En réponse à l’évolution de la société d’après-guerre, soit le grand mouvement d’urbanisation, d’industrialisation, et de démocratisation de l’enseignement supérieur, les musées ont subi, comme d’autres institutions culturelles et d’éducation, d’ailleurs, des transformations qui allaient donner au public un plus grand accès aux musées, et permettre l’intégration de nouvelles formes d’expressions culturelles. La volonté de rendre la culture plus accessible, et la nécessité, pour y répondre, de présenter les musées sous des traits plus attractifs, ont inévitablement entraîné des tensions entre la mission de préservation d’un patrimoine pour les générations futures, la mission culturelle et éducationnelle et, souvent, un objectif de rentabilité.
Assurer le succès d’une exposition peut en effet faire l’objet d’une réflexion déchirante, pour les conservateurs et les dirigeants de musées. Doivent-ils s’appuyer sur des considérations culturelles ou, encore, sur des critères de marché ? Quel rôle la société donne-t-elle aux musées? Le rôle d’éduquer? Celui d’agir comme un moteur de développement économique et touristique régional? Jusqu’où la logique marchande, c’est-à-dire le marketing, la publicité, la commercialisation, les critères de rentabilité, doit teinter la conception des activités muséales ? Voilà autant de questions qui interpellent les administrateurs et conservateurs de musées, et sur lesquelles a porté cette réflexion collective, au cours des deux derniers jours.
Plusieurs acteurs importants du milieu culturel et muséal de la région ont également pris part à l’évènement, dont la directrice générale de la Corporation de développement culturel de Trois-Rivières, Nancy Kukovica, la directrice générale du Musée québécois de culture populaire, Valérie Therrien, la directrice générale de Boréalis, Valérie Bourgeois, la directrice des arts visuels du Centre d’exposition Raymond-Lasnier, et de la Maison de la culture, Marie-Andrée Levasseur, et le directeur général de la Société des musées du Québec, Stéphane Chagnon. Leur présence a permis de créer des échanges dynamiques entre les chercheurs et ces gestionnaires d’établissements culturels.
Comme l’explique le professeur Jason Luckerhoff, «les professionnels et les chercheurs sont unanimes pour considérer le fait que les musées sont en pleine mutation.

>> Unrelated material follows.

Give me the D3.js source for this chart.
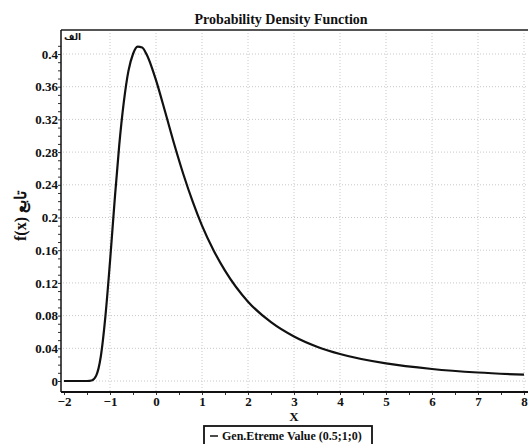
<!DOCTYPE html>
<html>
<head>
<meta charset="utf-8">
<script src="https://cdn.jsdelivr.net/npm/d3@7"></script>
<style>
  body { margin: 0; background: #fff; }
  svg text { font-family: 'Liberation Serif', 'Times New Roman', serif; font-weight: bold; fill: #111; }
  .grid line { stroke: #c8c8c8; stroke-dasharray: 1,2; }
  .axis .domain { display: none; }
  .axis text { font-size: 13px; font-family: 'Liberation Serif', 'Times New Roman', serif; }
</style>
</head>
<body>
<svg id="chart"></svg>
<script>
// values
const xValues = [-2, -1.5, -1.4, -1.3, -1.2, -1.1, -1.0, -0.9, -0.8, -0.7, -0.6, -0.5, -0.4, -0.3, -0.2, -0.1,
  0, 0.2, 0.4, 0.6, 0.8, 1.0, 1.25, 1.5, 2, 2.5, 3, 3.5, 4, 5, 6, 7, 8];
const yValues = [0, 0, 0.0006, 0.0066, 0.030, 0.079, 0.146, 0.220, 0.288, 0.341, 0.379, 0.400, 0.409, 0.408, 0.399, 0.385,
  0.368, 0.329, 0.289, 0.252, 0.219, 0.190, 0.160, 0.135, 0.097, 0.072, 0.0545, 0.042, 0.033, 0.0215, 0.0147, 0.0104, 0.0077];
const xTicks = [-2, -1, 0, 1, 2, 3, 4, 5, 6, 7, 8];
const yTicks = [0, 0.04, 0.08, 0.12, 0.16, 0.2, 0.24, 0.28, 0.32, 0.36, 0.4];
const yTickLabels = ['0', '0.04', '0.08', '0.12', '0.16', '0.2', '0.24', '0.28', '0.32', '0.36', '0.4'];
const legendLabel = 'Gen.Etreme Value (0.5;1;0)';

const width = 528, height = 444;
const plot = {left: 61, top: 30, right: 528, bottom: 392};

const svg = d3.select('#chart')
    .attr('width', width)
    .attr('height', height);

const xScale = d3.scaleLinear().domain([-2, 8]).range([64, 524]);
const yScale = d3.scaleLinear().domain([0, 0.4]).range([381, 54]);

// grid
const grid = svg.append('g').attr('class', 'grid');
grid.selectAll('.vg')
    .data(xTicks.slice(1))
  .enter().append('line')
    .attr('x1', d => xScale(d)).attr('x2', d => xScale(d))
    .attr('y1', plot.top).attr('y2', plot.bottom);
grid.selectAll('.hg')
    .data(yTicks)
  .enter().append('line')
    .attr('x1', plot.left + 2).attr('x2', plot.right)
    .attr('y1', d => yScale(d)).attr('y2', d => yScale(d));

// minor ticks
svg.append('g')
    .attr('transform', `translate(${plot.left},0)`)
    .call(d3.axisLeft(yScale).tickValues(d3.range(0, 0.42, 0.01)).tickSize(3).tickFormat(''))
    .call(g => g.select('.domain').remove())
    .selectAll('line').attr('stroke', '#333');
svg.append('g')
    .attr('transform', `translate(0,${plot.bottom})`)
    .call(d3.axisBottom(xScale).tickValues(d3.range(-2, 8.01, 0.5)).tickSize(3).tickFormat(''))
    .call(g => g.select('.domain').remove())
    .selectAll('line').attr('stroke', '#333');

// axes labels
svg.append('g')
    .attr('class', 'axis')
    .attr('transform', `translate(${plot.left},0)`)
    .call(d3.axisLeft(yScale).tickValues(yTicks).tickSize(0).tickPadding(3)
      .tickFormat((d, i) => yTickLabels[i]));
svg.append('g')
    .attr('class', 'axis')
    .attr('transform', `translate(0,${plot.bottom})`)
    .call(d3.axisBottom(xScale).tickValues(xTicks).tickSize(0).tickPadding(5));

// frame
svg.append('line')
    .attr('x1', plot.left).attr('x2', plot.right)
    .attr('y1', plot.top).attr('y2', plot.top)
    .attr('stroke', '#555').attr('stroke-width', 2);
svg.append('line')
    .attr('x1', plot.left).attr('x2', plot.left)
    .attr('y1', plot.top).attr('y2', plot.bottom)
    .attr('stroke', '#111').attr('stroke-width', 1.5);
svg.append('line')
    .attr('x1', plot.left).attr('x2', plot.right)
    .attr('y1', plot.bottom).attr('y2', plot.bottom)
    .attr('stroke', '#111').attr('stroke-width', 2);

// curve
const data = xValues.map((x, i) => ({x: x, y: yValues[i]}));
const line = d3.line()
    .x(d => xScale(d.x))
    .y(d => yScale(d.y))
    .curve(d3.curveMonotoneX);
svg.append('path')
    .datum(data)
    .attr('d', line)
    .attr('fill', 'none')
    .attr('stroke', '#111')
    .attr('stroke-width', 2.2);

// titles
svg.append('text')
    .attr('x', 281).attr('y', 24)
    .style('text-anchor', 'middle')
    .style('font-size', '14px')
    .text('Probability Density Function');

svg.append('text')
    .attr('x', 64).attr('y', 40)
    .style('font-size', '9px')
    .style('font-family', 'DejaVu Sans, sans-serif')
    .text('الف');

svg.append('text')
    .attr('x', xScale(3)).attr('y', 421)
    .style('text-anchor', 'middle')
    .style('font-size', '13px')
    .text('X');

svg.append('text')
    .attr('transform', 'translate(26,216) rotate(-90)')
    .style('text-anchor', 'middle')
    .style('font-size', '16px')
    .text('f(x) تابع');

// legend
const legend = svg.append('g');
legend.append('rect')
    .attr('x', 204).attr('y', 426)
    .attr('width', 168).attr('height', 24)
    .attr('fill', '#fff')
    .attr('stroke', '#111').attr('stroke-width', 1.8);
legend.append('line')
    .attr('x1', 210).attr('x2', 218)
    .attr('y1', 436).attr('y2', 436)
    .attr('stroke', '#111').attr('stroke-width', 1.5);
legend.append('text')
    .attr('x', 222).attr('y', 440)
    .style('font-size', '12px')
    .text(legendLabel);
</script>
</body>
</html>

Certains s’en réjouissent, estimant qu’ils sont maintenant plus accessibles, et qu’ils répondent davantage aux besoins des citoyens, alors que d’autres, par contre, critiquent sévèrement les responsables de ces institutions, qui s’inspirent de plus en plus de l’approche commerciale pour assurer la gestion des musées. Ce qui contribuerait à niveler la mission des musées vers le bas. Les chercheurs voient ainsi la nécessité de se pencher sur l’étude des tensions qui existent entre deux paradigmes: la recherche d’excellence des musées en matière de conception d’expositions pour un public averti, cultivé et exigeant, d’une part, et la nécessité de diffuser au plus grand nombre, d’élargir le public et de l’éduquer pour qu’il commence à goûter l’art et parvienne à s’en délecter, d’autre part.»

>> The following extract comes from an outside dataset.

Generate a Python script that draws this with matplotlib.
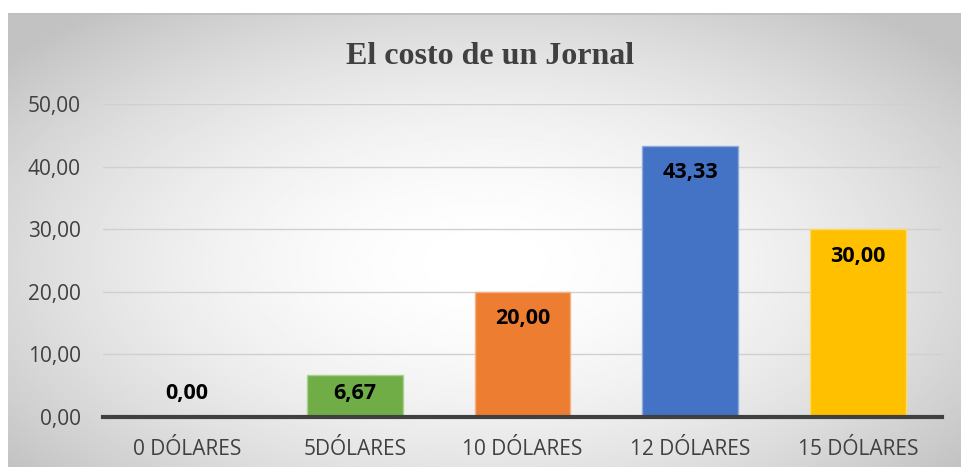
import matplotlib.pyplot as plt
import numpy as np

# datos del grafico
categorias = ['0 DÓLARES', '5DÓLARES', '10 DÓLARES', '12 DÓLARES', '15 DÓLARES']
valores = [0.00, 6.67, 20.00, 43.33, 30.00]
colores = ['#a5a5a5', '#70ad47', '#ed7d31', '#4472c4', '#ffc000']
bordes = ['#c9c9c9', '#a9d18e', '#f4b183', '#8faadc', '#ffd966']
ticks_y = [0, 10, 20, 30, 40, 50]

fig = plt.figure(figsize=(9.61, 4.71), dpi=100)
fig.patch.set_facecolor('white')

# fondo con degradado radial
bg = fig.add_axes([8 / 961, 1 - 467 / 471, 953 / 961, 454 / 471])
yy, xx = np.mgrid[-1:1:300j, -1:1:600j]
r = np.sqrt((xx / 1.0) ** 2 + ((yy - 0.1) / 1.1) ** 2)
r = np.clip(r / 1.3, 0, 1)
bg.imshow(1 - 0.24 * r ** 1.8, cmap='gray', vmin=0, vmax=1, aspect='auto',
          extent=[0, 1, 0, 1])
bg.plot([0, 1], [1, 1], color='#bfbfbf', lw=2)
bg.set_xlim(0, 1)
bg.set_ylim(0, 1)
bg.axis('off')

ax = fig.add_axes([103 / 961, 1 - 417 / 471, 839 / 961, 313 / 471])
ax.patch.set_alpha(0)
x = np.arange(len(categorias))
ax.bar(x, valores, width=0.57, color=colores, edgecolor=bordes, linewidth=1, zorder=3)

# etiquetas de valor
for xi, v in zip(x, valores):
    yl = max(v - 4.3, 3.8)
    ax.text(xi, yl, ('%.2f' % v).replace('.', ','), ha='center', va='center',
            fontsize=15.5, fontweight='bold', color='black', family='Open Sans', zorder=4)

ax.set_xlim(-0.5, 4.5)
ax.set_ylim(0, 50)
ax.set_yticks(ticks_y)
ax.set_yticklabels([('%.2f' % t).replace('.', ',') for t in ticks_y])
ax.set_xticks(x)
ax.set_xticklabels(categorias)
ax.tick_params(length=0, labelsize=15, labelcolor='#404040')
for lab in ax.get_xticklabels() + ax.get_yticklabels():
    lab.set_family('Open Sans')
ax.tick_params(axis='x', pad=16)
ax.tick_params(axis='y', pad=16)
ax.grid(axis='y', color='#d0d0d0', lw=1, zorder=0)
for s in ['top', 'right', 'left']:
    ax.spines[s].set_visible(False)
ax.spines['bottom'].set_color('#404040')
ax.spines['bottom'].set_linewidth(3)
ax.spines['bottom'].set_zorder(5)

fig.text(490 / 961, 1 - 56 / 471, 'El costo de un Jornal', ha='center', va='center',
         fontsize=23, fontweight='bold', family='Liberation Serif', color='#404040')

fig.savefig('out.png', dpi=100)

La tenue du colloque en visioconférence a permis aux organisateurs de consacrer presque l’entièreté du budget de 35 000$, dont 25 000$ ont été obtenus auprès du Conseil de recherches en sciences humaines du Canada, aux publications qui découleront du colloque, plutôt qu’aux frais de déplacements internationaux. Une publication en français est prévue en coédition avec les Presses de l’Université du Québec et l’Office de coopération et d’information muséale en France, ainsi que l’édition d’un livre en anglais. Ces parutions permettront de faire rayonner les travaux des chercheurs de la muséologie francophone au sein de la grande communauté scientifique internationale.